- [Description of the task] Repeat each line exactly as it is written.

— start —

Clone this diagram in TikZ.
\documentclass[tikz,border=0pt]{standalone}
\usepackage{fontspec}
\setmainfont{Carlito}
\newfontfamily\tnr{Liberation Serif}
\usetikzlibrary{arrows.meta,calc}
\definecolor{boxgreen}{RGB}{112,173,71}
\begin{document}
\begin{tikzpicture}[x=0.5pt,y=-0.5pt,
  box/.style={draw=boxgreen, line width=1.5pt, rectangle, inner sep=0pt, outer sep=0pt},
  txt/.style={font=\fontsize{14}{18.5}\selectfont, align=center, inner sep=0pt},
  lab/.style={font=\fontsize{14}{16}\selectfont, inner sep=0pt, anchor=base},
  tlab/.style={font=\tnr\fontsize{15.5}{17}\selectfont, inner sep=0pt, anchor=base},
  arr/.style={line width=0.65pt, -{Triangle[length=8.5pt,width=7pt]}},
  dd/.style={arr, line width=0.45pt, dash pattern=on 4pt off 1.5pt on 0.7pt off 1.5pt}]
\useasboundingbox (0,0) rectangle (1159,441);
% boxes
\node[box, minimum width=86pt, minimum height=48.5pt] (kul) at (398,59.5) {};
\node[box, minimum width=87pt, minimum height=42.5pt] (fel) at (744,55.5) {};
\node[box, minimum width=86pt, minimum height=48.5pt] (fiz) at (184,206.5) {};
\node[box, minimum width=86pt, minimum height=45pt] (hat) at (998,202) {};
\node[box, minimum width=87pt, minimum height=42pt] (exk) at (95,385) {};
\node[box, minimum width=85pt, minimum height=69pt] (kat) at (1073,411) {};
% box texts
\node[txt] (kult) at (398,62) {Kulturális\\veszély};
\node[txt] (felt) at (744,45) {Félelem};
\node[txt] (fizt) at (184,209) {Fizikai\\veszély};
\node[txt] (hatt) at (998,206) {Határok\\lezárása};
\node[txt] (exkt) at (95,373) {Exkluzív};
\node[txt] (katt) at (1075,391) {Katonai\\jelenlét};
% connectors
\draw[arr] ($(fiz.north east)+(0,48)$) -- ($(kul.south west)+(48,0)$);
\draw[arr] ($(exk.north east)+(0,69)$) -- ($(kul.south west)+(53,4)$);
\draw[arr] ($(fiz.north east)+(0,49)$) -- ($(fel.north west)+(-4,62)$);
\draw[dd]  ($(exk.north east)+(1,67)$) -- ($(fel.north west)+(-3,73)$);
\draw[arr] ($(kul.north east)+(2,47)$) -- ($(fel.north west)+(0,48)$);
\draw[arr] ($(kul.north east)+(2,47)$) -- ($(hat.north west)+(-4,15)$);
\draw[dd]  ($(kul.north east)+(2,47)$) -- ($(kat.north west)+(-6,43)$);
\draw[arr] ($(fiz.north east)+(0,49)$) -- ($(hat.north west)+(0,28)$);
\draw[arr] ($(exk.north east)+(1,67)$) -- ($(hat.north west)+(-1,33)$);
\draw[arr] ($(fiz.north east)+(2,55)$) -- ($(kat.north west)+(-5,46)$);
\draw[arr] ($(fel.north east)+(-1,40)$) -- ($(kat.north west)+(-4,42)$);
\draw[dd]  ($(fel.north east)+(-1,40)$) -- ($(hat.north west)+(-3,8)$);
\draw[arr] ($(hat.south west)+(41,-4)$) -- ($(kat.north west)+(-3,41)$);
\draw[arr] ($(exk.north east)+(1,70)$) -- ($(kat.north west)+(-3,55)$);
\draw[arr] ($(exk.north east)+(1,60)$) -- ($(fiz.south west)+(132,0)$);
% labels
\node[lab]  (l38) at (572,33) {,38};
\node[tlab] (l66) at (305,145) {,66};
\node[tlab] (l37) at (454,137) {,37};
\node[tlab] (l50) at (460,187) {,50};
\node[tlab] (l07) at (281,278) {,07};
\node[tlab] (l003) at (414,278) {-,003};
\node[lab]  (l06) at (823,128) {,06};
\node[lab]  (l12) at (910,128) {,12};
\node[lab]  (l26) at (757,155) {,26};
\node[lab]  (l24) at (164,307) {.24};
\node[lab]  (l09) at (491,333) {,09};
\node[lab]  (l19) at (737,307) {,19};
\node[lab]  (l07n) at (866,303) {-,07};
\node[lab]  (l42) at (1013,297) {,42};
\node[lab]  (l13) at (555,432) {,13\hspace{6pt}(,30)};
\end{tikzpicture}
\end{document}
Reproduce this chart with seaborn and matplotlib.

— end —

- [Solution to this task]
Clone this diagram in TikZ.
\documentclass[tikz,border=0pt]{standalone}
\usepackage{fontspec}
\setmainfont{Carlito}
\newfontfamily\tnr{Liberation Serif}
\usetikzlibrary{arrows.meta,calc}
\definecolor{boxgreen}{RGB}{112,173,71}
\begin{document}
\begin{tikzpicture}[x=0.5pt,y=-0.5pt,
  box/.style={draw=boxgreen, line width=1.5pt, rectangle, inner sep=0pt, outer sep=0pt},
  txt/.style={font=\fontsize{14}{18.5}\selectfont, align=center, inner sep=0pt},
  lab/.style={font=\fontsize{14}{16}\selectfont, inner sep=0pt, anchor=base},
  tlab/.style={font=\tnr\fontsize{15.5}{17}\selectfont, inner sep=0pt, anchor=base},
  arr/.style={line width=0.65pt, -{Triangle[length=8.5pt,width=7pt]}},
  dd/.style={arr, line width=0.45pt, dash pattern=on 4pt off 1.5pt on 0.7pt off 1.5pt}]
\useasboundingbox (0,0) rectangle (1159,441);
% boxes
\node[box, minimum width=86pt, minimum height=48.5pt] (kul) at (398,59.5) {};
\node[box, minimum width=87pt, minimum height=42.5pt] (fel) at (744,55.5) {};
\node[box, minimum width=86pt, minimum height=48.5pt] (fiz) at (184,206.5) {};
\node[box, minimum width=86pt, minimum height=45pt] (hat) at (998,202) {};
\node[box, minimum width=87pt, minimum height=42pt] (exk) at (95,385) {};
\node[box, minimum width=85pt, minimum height=69pt] (kat) at (1073,411) {};
% box texts
\node[txt] (kult) at (398,62) {Kulturális\\veszély};
\node[txt] (felt) at (744,45) {Félelem};
\node[txt] (fizt) at (184,209) {Fizikai\\veszély};
\node[txt] (hatt) at (998,206) {Határok\\lezárása};
\node[txt] (exkt) at (95,373) {Exkluzív};
\node[txt] (katt) at (1075,391) {Katonai\\jelenlét};
% connectors
\draw[arr] ($(fiz.north east)+(0,48)$) -- ($(kul.south west)+(48,0)$);
\draw[arr] ($(exk.north east)+(0,69)$) -- ($(kul.south west)+(53,4)$);
\draw[arr] ($(fiz.north east)+(0,49)$) -- ($(fel.north west)+(-4,62)$);
\draw[dd]  ($(exk.north east)+(1,67)$) -- ($(fel.north west)+(-3,73)$);
\draw[arr] ($(kul.north east)+(2,47)$) -- ($(fel.north west)+(0,48)$);
\draw[arr] ($(kul.north east)+(2,47)$) -- ($(hat.north west)+(-4,15)$);
\draw[dd]  ($(kul.north east)+(2,47)$) -- ($(kat.north west)+(-6,43)$);
\draw[arr] ($(fiz.north east)+(0,49)$) -- ($(hat.north west)+(0,28)$);
\draw[arr] ($(exk.north east)+(1,67)$) -- ($(hat.north west)+(-1,33)$);
\draw[arr] ($(fiz.north east)+(2,55)$) -- ($(kat.north west)+(-5,46)$);
\draw[arr] ($(fel.north east)+(-1,40)$) -- ($(kat.north west)+(-4,42)$);
\draw[dd]  ($(fel.north east)+(-1,40)$) -- ($(hat.north west)+(-3,8)$);
\draw[arr] ($(hat.south west)+(41,-4)$) -- ($(kat.north west)+(-3,41)$);
\draw[arr] ($(exk.north east)+(1,70)$) -- ($(kat.north west)+(-3,55)$);
\draw[arr] ($(exk.north east)+(1,60)$) -- ($(fiz.south west)+(132,0)$);
% labels
\node[lab]  (l38) at (572,33) {,38};
\node[tlab] (l66) at (305,145) {,66};
\node[tlab] (l37) at (454,137) {,37};
\node[tlab] (l50) at (460,187) {,50};
\node[tlab] (l07) at (281,278) {,07};
\node[tlab] (l003) at (414,278) {-,003};
\node[lab]  (l06) at (823,128) {,06};
\node[lab]  (l12) at (910,128) {,12};
\node[lab]  (l26) at (757,155) {,26};
\node[lab]  (l24) at (164,307) {.24};
\node[lab]  (l09) at (491,333) {,09};
\node[lab]  (l19) at (737,307) {,19};
\node[lab]  (l07n) at (866,303) {-,07};
\node[lab]  (l42) at (1013,297) {,42};
\node[lab]  (l13) at (555,432) {,13\hspace{6pt}(,30)};
\end{tikzpicture}
\end{document}
Reproduce this chart with seaborn and matplotlib.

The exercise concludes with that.